Should I raise outside funding to break the plateau?
External funding can accelerate any of the three paths, but it comes with strings: loss of control, pressure for rapid growth, and dilution. If you have a clear path that requires capital you do not have, funding can be a tool. But many founders raise money prematurely, then find themselves forced to pursue a strategy that does not fit their personality or market. A better first step is to see how far you can get with internal cash flow and resource reallocation. If the path proves viable, then consider funding to scale it.
What if my team resists the new direction?
Resistance is common because change creates uncertainty. The best antidote is clarity and involvement. Explain the reasons for the change, the specific plan, and how each person's role contributes. Ask for their input on implementation—they may see obstacles you missed. If a key team member fundamentally disagrees with the direction, it may be better to part ways than to carry friction. A unified team executing a flawed strategy often outperforms a divided team executing a perfect one.
How long should I give a new path before deciding it is not working?

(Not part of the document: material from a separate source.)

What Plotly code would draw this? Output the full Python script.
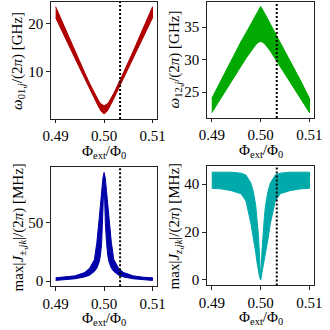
import plotly.graph_objects as go

# flux bias (fraction of flux quantum)
phi_a = [0.490, 0.492, 0.494, 0.496, 0.497, 0.498, 0.499, 0.4995, 0.500,
         0.5005, 0.501, 0.502, 0.503, 0.504, 0.506, 0.508, 0.510]
phi_b = [0.490, 0.492, 0.494, 0.496, 0.497, 0.498, 0.4985, 0.499, 0.49925, 0.4995,
         0.49975, 0.500, 0.50025, 0.5005, 0.50075, 0.501, 0.5015, 0.502, 0.503,
         0.504, 0.506, 0.508, 0.510]

# omega_01 / 2pi [GHz] band
w01_hi = [23.6, 18.9, 14.3, 9.8, 7.6, 5.5, 3.7, 3.2, 2.9,
          3.2, 3.7, 5.5, 7.6, 9.8, 14.3, 18.9, 23.6]
w01_lo = [21.3, 17.0, 12.8, 8.6, 6.5, 4.4, 2.4, 1.6, 1.2,
          1.6, 2.4, 4.4, 6.5, 8.6, 12.8, 17.0, 21.3]

# omega_12 / 2pi [GHz] band
w12_hi = [24.0, 27.0, 29.9, 32.8, 34.1, 35.5, 36.9, 37.6, 38.2,
          37.6, 36.9, 35.5, 34.1, 32.8, 29.9, 27.0, 24.0]
w12_lo = [21.8, 24.2, 26.6, 29.0, 30.2, 31.3, 32.3, 32.65, 32.8,
          32.65, 32.3, 31.3, 30.2, 29.0, 26.6, 24.2, 21.8]

# max |J_pm| / 2pi [MHz] band
jpm_hi = [2.8, 3.4, 4.5, 7.4, 11.0, 18.5, 33.0, 54.0, 66.0, 77.0, 88.0, 93.0,
          88.0, 77.0, 66.0, 54.0, 33.0, 18.5, 11.0, 7.4, 4.5, 3.4, 2.8]
jpm_lo = [0.6, 1.2, 2.0, 3.6, 5.1, 8.3, 11.0, 16.5, 22.0, 33.0, 50.0, 88.0,
          50.0, 33.0, 22.0, 16.5, 11.0, 8.3, 5.1, 3.6, 2.0, 1.2, 0.6]

# max |J_z| / 2pi [MHz] band
jz_hi = [45.0, 45.0, 45.0, 44.6, 43.8, 40.5, 37.0, 31.0, 26.0, 20.0, 11.0, 0.0,
         11.0, 20.0, 26.0, 31.0, 37.0, 40.5, 43.8, 44.6, 45.0, 45.0, 45.0]
jz_lo = [38.3, 38.0, 37.3, 36.0, 33.0, 23.7, 17.0, 11.3, 7.5, 4.0, 1.5, 0.0,
         1.5, 4.0, 7.5, 11.3, 17.0, 23.7, 33.0, 36.0, 37.3, 38.0, 38.3]

phi_op = 0.5033
x_ticks = [0.49, 0.50, 0.51]
x_ticklabels = ["0.49", "0.50", "0.51"]

FONT = "Liberation Serif, DejaVu Serif, serif"
W = 330

panels = [
    # x, hi, lo, colour, domain x px, domain y px, y range, y ticks, title
    (phi_a, w01_hi, w01_lo, "#b00000", (45, 157), (2, 120), [0.15, 24.6], [10, 20],
     "<i>ω</i><sub>01,<i>j</i></sub>/(2<i>π</i>) [GHz]"),
    (phi_a, w12_hi, w12_lo, "#00aa00", (209, 322), (2, 119), [21.0, 38.9], [25, 30, 35],
     "<i>ω</i><sub>12,<i>j</i></sub>/(2<i>π</i>) [GHz]"),
    (phi_b, jpm_hi, jpm_lo, "#0000a8", (45, 157), (169, 289), [-4.5, 97.3], [0, 50],
     "max|<i>J</i><sub>±,<i>jk</i></sub>|/(2<i>π</i>) [MHz]"),
    (phi_b, jz_hi, jz_lo, "#00aaaa", (209, 322), (168, 288), [-2.3, 47.4], [0, 20, 40],
     "max|<i>J</i><sub><i>z</i>,<i>jk</i></sub>|/(2<i>π</i>) [MHz]"),
]

fig = go.Figure()
layout = dict(
    width=W, height=W,
    margin=dict(l=0, r=0, t=0, b=0),
    paper_bgcolor="white", plot_bgcolor="white",
    showlegend=False,
    font=dict(family=FONT, size=15, color="black"),
)
annotations = []
shapes = []

for i, (xs, hi, lo, col, dx, dy, yr, yt, ttl) in enumerate(panels):
    n = "" if i == 0 else str(i + 1)
    xa, ya = "x" + n, "y" + n
    fig.add_trace(go.Scatter(
        x=xs + xs[::-1], y=hi + lo[::-1],
        xaxis=xa, yaxis=ya, mode="lines", fill="toself",
        fillcolor=col, line=dict(color=col, width=1),
        hoverinfo="skip",
    ))
    axis_common = dict(
        showgrid=False, zeroline=False, showline=True, mirror=True,
        linecolor="#222", linewidth=1.1, ticks="outside", ticklen=3.5,
        tickwidth=1, tickcolor="#222",
        tickfont=dict(family=FONT, size=15, color="black"),
    )
    layout["xaxis" + n] = dict(
        axis_common, domain=[dx[0] / W, dx[1] / W], range=[0.489, 0.511],
        tickvals=x_ticks, ticktext=x_ticklabels, anchor=ya,
    )
    layout["yaxis" + n] = dict(
        axis_common, domain=[1 - dy[1] / W, 1 - dy[0] / W], range=yr,
        tickvals=yt, anchor=xa,
    )
    shapes.append(dict(
        type="line", xref=xa, yref=ya + " domain", x0=phi_op, x1=phi_op,
        y0=0, y1=1, line=dict(color="black", width=2, dash="2px,2px"),
    ))
    # y title
    annotations.append(dict(
        text=ttl, textangle=-90, xref="paper", yref="paper",
        x=(dx[0] - 34) / W, y=1 - (dy[0] + dy[1]) / 2 / W,
        xanchor="center", yanchor="middle", showarrow=False,
        font=dict(family=FONT, size=15, color="black"),
    ))
    # x title
    annotations.append(dict(
        text="Φ<sub>ext</sub>/Φ<sub>0</sub>", xref="paper", yref="paper",
        x=(dx[0] + dx[1]) / 2 / W, y=1 - (dy[1] + 33) / W,
        xanchor="center", yanchor="middle", showarrow=False,
        font=dict(family=FONT, size=15, color="black"),
    ))

layout["annotations"] = annotations
layout["shapes"] = shapes
fig.update_layout(**layout)
fig.write_html("out.html", config={"displayModeBar": False},
               post_script="document.body.style.margin='0';")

That depends on the path. For deepening the core, you should see early signals within 60 days—higher engagement, more upsells, or better retention. For adjacent expansion, give it three to six months to generate meaningful pipeline. For product building, six to twelve months is realistic before you see revenue. In all cases, set specific milestones at the outset and review them monthly. If you miss two consecutive milestones, it is time to reconsider.
Breaking a six-figure plateau is not about finding a magic lever. It is about making a clear choice, committing to it, and executing with discipline. The founders who succeed are the ones who analyze honestly, act decisively, and adjust without ego. Your next move is waiting. Choose it, and then make it work.